Work instructions :: Write out the data below in full, unchanged, minus the images.
+++
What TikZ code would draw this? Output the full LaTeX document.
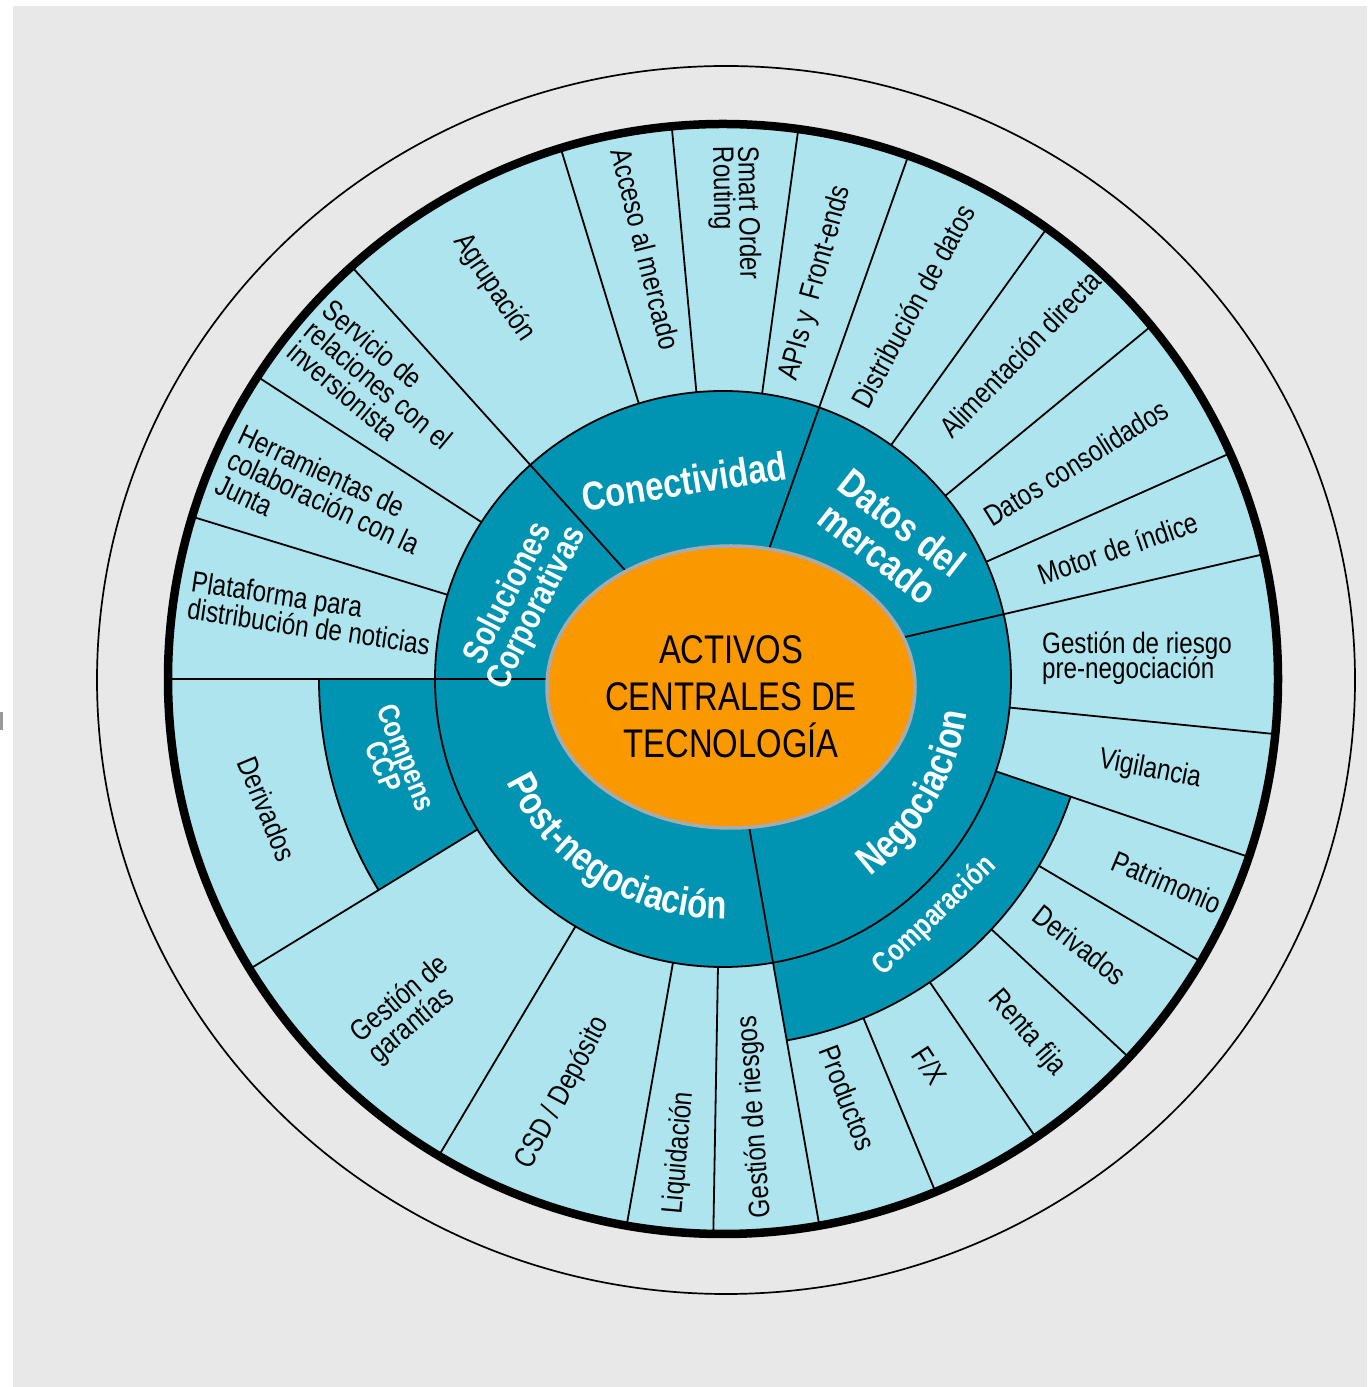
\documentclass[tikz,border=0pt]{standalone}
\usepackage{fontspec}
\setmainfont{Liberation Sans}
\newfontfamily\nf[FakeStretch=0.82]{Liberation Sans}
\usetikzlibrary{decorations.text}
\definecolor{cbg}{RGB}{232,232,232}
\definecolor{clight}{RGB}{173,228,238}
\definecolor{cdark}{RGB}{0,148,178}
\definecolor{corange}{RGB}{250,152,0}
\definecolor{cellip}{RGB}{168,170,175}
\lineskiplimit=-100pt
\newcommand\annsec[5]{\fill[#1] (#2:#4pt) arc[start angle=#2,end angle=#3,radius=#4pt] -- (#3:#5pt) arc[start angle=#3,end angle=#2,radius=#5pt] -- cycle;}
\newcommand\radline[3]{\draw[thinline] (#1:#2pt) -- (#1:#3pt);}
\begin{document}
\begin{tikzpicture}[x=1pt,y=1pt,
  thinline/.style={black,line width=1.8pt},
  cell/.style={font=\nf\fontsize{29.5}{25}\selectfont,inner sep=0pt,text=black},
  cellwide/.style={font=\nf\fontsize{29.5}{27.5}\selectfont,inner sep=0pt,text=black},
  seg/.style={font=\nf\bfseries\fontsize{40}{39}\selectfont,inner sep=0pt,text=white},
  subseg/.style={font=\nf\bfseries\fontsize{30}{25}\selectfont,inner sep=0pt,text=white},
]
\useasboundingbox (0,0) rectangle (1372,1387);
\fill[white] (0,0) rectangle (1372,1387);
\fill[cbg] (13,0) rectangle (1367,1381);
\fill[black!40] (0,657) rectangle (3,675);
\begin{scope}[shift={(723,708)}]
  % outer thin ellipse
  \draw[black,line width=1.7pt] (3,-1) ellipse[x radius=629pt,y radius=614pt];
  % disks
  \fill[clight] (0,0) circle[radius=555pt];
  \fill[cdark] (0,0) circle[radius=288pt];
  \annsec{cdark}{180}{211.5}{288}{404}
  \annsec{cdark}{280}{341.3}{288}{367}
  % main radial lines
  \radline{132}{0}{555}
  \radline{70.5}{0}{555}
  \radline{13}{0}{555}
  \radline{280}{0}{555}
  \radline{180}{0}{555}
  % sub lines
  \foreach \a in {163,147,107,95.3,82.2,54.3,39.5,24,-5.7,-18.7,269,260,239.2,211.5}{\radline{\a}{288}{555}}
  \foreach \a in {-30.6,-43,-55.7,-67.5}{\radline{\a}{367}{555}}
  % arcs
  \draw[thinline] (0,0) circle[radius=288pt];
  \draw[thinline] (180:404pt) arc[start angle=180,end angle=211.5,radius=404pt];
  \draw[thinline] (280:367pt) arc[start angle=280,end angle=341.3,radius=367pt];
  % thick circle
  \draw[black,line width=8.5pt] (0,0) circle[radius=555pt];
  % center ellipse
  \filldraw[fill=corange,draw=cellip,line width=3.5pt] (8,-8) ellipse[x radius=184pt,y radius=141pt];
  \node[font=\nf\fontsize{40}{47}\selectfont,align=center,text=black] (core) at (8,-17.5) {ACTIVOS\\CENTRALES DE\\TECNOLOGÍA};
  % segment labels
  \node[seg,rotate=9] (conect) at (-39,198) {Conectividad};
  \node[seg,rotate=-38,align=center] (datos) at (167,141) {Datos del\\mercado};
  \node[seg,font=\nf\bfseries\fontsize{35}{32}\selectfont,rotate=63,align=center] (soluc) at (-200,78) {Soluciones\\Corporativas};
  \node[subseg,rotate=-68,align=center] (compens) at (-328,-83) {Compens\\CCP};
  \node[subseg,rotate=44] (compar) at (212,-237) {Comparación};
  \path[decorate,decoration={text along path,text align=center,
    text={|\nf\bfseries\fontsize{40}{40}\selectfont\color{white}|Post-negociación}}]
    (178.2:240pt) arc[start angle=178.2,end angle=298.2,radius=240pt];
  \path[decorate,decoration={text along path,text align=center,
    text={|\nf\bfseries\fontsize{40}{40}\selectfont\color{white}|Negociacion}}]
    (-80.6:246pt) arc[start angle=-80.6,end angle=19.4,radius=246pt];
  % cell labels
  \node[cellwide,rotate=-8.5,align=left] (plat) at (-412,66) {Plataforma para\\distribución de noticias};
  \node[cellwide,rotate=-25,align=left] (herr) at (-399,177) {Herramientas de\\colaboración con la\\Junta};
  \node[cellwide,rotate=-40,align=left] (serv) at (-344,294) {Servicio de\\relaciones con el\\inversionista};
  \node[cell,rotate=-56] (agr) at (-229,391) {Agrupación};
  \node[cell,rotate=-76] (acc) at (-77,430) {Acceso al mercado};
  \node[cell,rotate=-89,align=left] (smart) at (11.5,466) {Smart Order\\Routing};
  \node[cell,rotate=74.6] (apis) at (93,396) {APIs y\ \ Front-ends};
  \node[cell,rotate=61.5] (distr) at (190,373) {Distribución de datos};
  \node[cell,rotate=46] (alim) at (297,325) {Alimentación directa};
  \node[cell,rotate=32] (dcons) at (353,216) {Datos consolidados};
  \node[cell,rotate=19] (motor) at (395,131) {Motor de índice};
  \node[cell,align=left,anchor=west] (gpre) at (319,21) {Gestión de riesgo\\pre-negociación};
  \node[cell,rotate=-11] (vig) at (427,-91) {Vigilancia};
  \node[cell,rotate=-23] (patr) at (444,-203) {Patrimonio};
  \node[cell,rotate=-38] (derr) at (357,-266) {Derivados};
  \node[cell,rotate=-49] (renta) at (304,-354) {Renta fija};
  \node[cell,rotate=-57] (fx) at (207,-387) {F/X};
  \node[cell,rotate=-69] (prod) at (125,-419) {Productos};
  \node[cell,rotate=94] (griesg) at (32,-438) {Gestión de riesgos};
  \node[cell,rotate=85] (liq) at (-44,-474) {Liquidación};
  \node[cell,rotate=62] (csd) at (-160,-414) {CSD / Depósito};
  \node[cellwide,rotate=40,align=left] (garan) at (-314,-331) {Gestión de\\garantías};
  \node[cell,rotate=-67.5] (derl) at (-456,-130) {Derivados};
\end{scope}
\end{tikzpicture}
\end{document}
+++
Solution ::
What TikZ code would draw this? Output the full LaTeX document.
\documentclass[tikz,border=0pt]{standalone}
\usepackage{fontspec}
\setmainfont{Liberation Sans}
\newfontfamily\nf[FakeStretch=0.82]{Liberation Sans}
\usetikzlibrary{decorations.text}
\definecolor{cbg}{RGB}{232,232,232}
\definecolor{clight}{RGB}{173,228,238}
\definecolor{cdark}{RGB}{0,148,178}
\definecolor{corange}{RGB}{250,152,0}
\definecolor{cellip}{RGB}{168,170,175}
\lineskiplimit=-100pt
\newcommand\annsec[5]{\fill[#1] (#2:#4pt) arc[start angle=#2,end angle=#3,radius=#4pt] -- (#3:#5pt) arc[start angle=#3,end angle=#2,radius=#5pt] -- cycle;}
\newcommand\radline[3]{\draw[thinline] (#1:#2pt) -- (#1:#3pt);}
\begin{document}
\begin{tikzpicture}[x=1pt,y=1pt,
  thinline/.style={black,line width=1.8pt},
  cell/.style={font=\nf\fontsize{29.5}{25}\selectfont,inner sep=0pt,text=black},
  cellwide/.style={font=\nf\fontsize{29.5}{27.5}\selectfont,inner sep=0pt,text=black},
  seg/.style={font=\nf\bfseries\fontsize{40}{39}\selectfont,inner sep=0pt,text=white},
  subseg/.style={font=\nf\bfseries\fontsize{30}{25}\selectfont,inner sep=0pt,text=white},
]
\useasboundingbox (0,0) rectangle (1372,1387);
\fill[white] (0,0) rectangle (1372,1387);
\fill[cbg] (13,0) rectangle (1367,1381);
\fill[black!40] (0,657) rectangle (3,675);
\begin{scope}[shift={(723,708)}]
  % outer thin ellipse
  \draw[black,line width=1.7pt] (3,-1) ellipse[x radius=629pt,y radius=614pt];
  % disks
  \fill[clight] (0,0) circle[radius=555pt];
  \fill[cdark] (0,0) circle[radius=288pt];
  \annsec{cdark}{180}{211.5}{288}{404}
  \annsec{cdark}{280}{341.3}{288}{367}
  % main radial lines
  \radline{132}{0}{555}
  \radline{70.5}{0}{555}
  \radline{13}{0}{555}
  \radline{280}{0}{555}
  \radline{180}{0}{555}
  % sub lines
  \foreach \a in {163,147,107,95.3,82.2,54.3,39.5,24,-5.7,-18.7,269,260,239.2,211.5}{\radline{\a}{288}{555}}
  \foreach \a in {-30.6,-43,-55.7,-67.5}{\radline{\a}{367}{555}}
  % arcs
  \draw[thinline] (0,0) circle[radius=288pt];
  \draw[thinline] (180:404pt) arc[start angle=180,end angle=211.5,radius=404pt];
  \draw[thinline] (280:367pt) arc[start angle=280,end angle=341.3,radius=367pt];
  % thick circle
  \draw[black,line width=8.5pt] (0,0) circle[radius=555pt];
  % center ellipse
  \filldraw[fill=corange,draw=cellip,line width=3.5pt] (8,-8) ellipse[x radius=184pt,y radius=141pt];
  \node[font=\nf\fontsize{40}{47}\selectfont,align=center,text=black] (core) at (8,-17.5) {ACTIVOS\\CENTRALES DE\\TECNOLOGÍA};
  % segment labels
  \node[seg,rotate=9] (conect) at (-39,198) {Conectividad};
  \node[seg,rotate=-38,align=center] (datos) at (167,141) {Datos del\\mercado};
  \node[seg,font=\nf\bfseries\fontsize{35}{32}\selectfont,rotate=63,align=center] (soluc) at (-200,78) {Soluciones\\Corporativas};
  \node[subseg,rotate=-68,align=center] (compens) at (-328,-83) {Compens\\CCP};
  \node[subseg,rotate=44] (compar) at (212,-237) {Comparación};
  \path[decorate,decoration={text along path,text align=center,
    text={|\nf\bfseries\fontsize{40}{40}\selectfont\color{white}|Post-negociación}}]
    (178.2:240pt) arc[start angle=178.2,end angle=298.2,radius=240pt];
  \path[decorate,decoration={text along path,text align=center,
    text={|\nf\bfseries\fontsize{40}{40}\selectfont\color{white}|Negociacion}}]
    (-80.6:246pt) arc[start angle=-80.6,end angle=19.4,radius=246pt];
  % cell labels
  \node[cellwide,rotate=-8.5,align=left] (plat) at (-412,66) {Plataforma para\\distribución de noticias};
  \node[cellwide,rotate=-25,align=left] (herr) at (-399,177) {Herramientas de\\colaboración con la\\Junta};
  \node[cellwide,rotate=-40,align=left] (serv) at (-344,294) {Servicio de\\relaciones con el\\inversionista};
  \node[cell,rotate=-56] (agr) at (-229,391) {Agrupación};
  \node[cell,rotate=-76] (acc) at (-77,430) {Acceso al mercado};
  \node[cell,rotate=-89,align=left] (smart) at (11.5,466) {Smart Order\\Routing};
  \node[cell,rotate=74.6] (apis) at (93,396) {APIs y\ \ Front-ends};
  \node[cell,rotate=61.5] (distr) at (190,373) {Distribución de datos};
  \node[cell,rotate=46] (alim) at (297,325) {Alimentación directa};
  \node[cell,rotate=32] (dcons) at (353,216) {Datos consolidados};
  \node[cell,rotate=19] (motor) at (395,131) {Motor de índice};
  \node[cell,align=left,anchor=west] (gpre) at (319,21) {Gestión de riesgo\\pre-negociación};
  \node[cell,rotate=-11] (vig) at (427,-91) {Vigilancia};
  \node[cell,rotate=-23] (patr) at (444,-203) {Patrimonio};
  \node[cell,rotate=-38] (derr) at (357,-266) {Derivados};
  \node[cell,rotate=-49] (renta) at (304,-354) {Renta fija};
  \node[cell,rotate=-57] (fx) at (207,-387) {F/X};
  \node[cell,rotate=-69] (prod) at (125,-419) {Productos};
  \node[cell,rotate=94] (griesg) at (32,-438) {Gestión de riesgos};
  \node[cell,rotate=85] (liq) at (-44,-474) {Liquidación};
  \node[cell,rotate=62] (csd) at (-160,-414) {CSD / Depósito};
  \node[cellwide,rotate=40,align=left] (garan) at (-314,-331) {Gestión de\\garantías};
  \node[cell,rotate=-67.5] (derl) at (-456,-130) {Derivados};
\end{scope}
\end{tikzpicture}
\end{document}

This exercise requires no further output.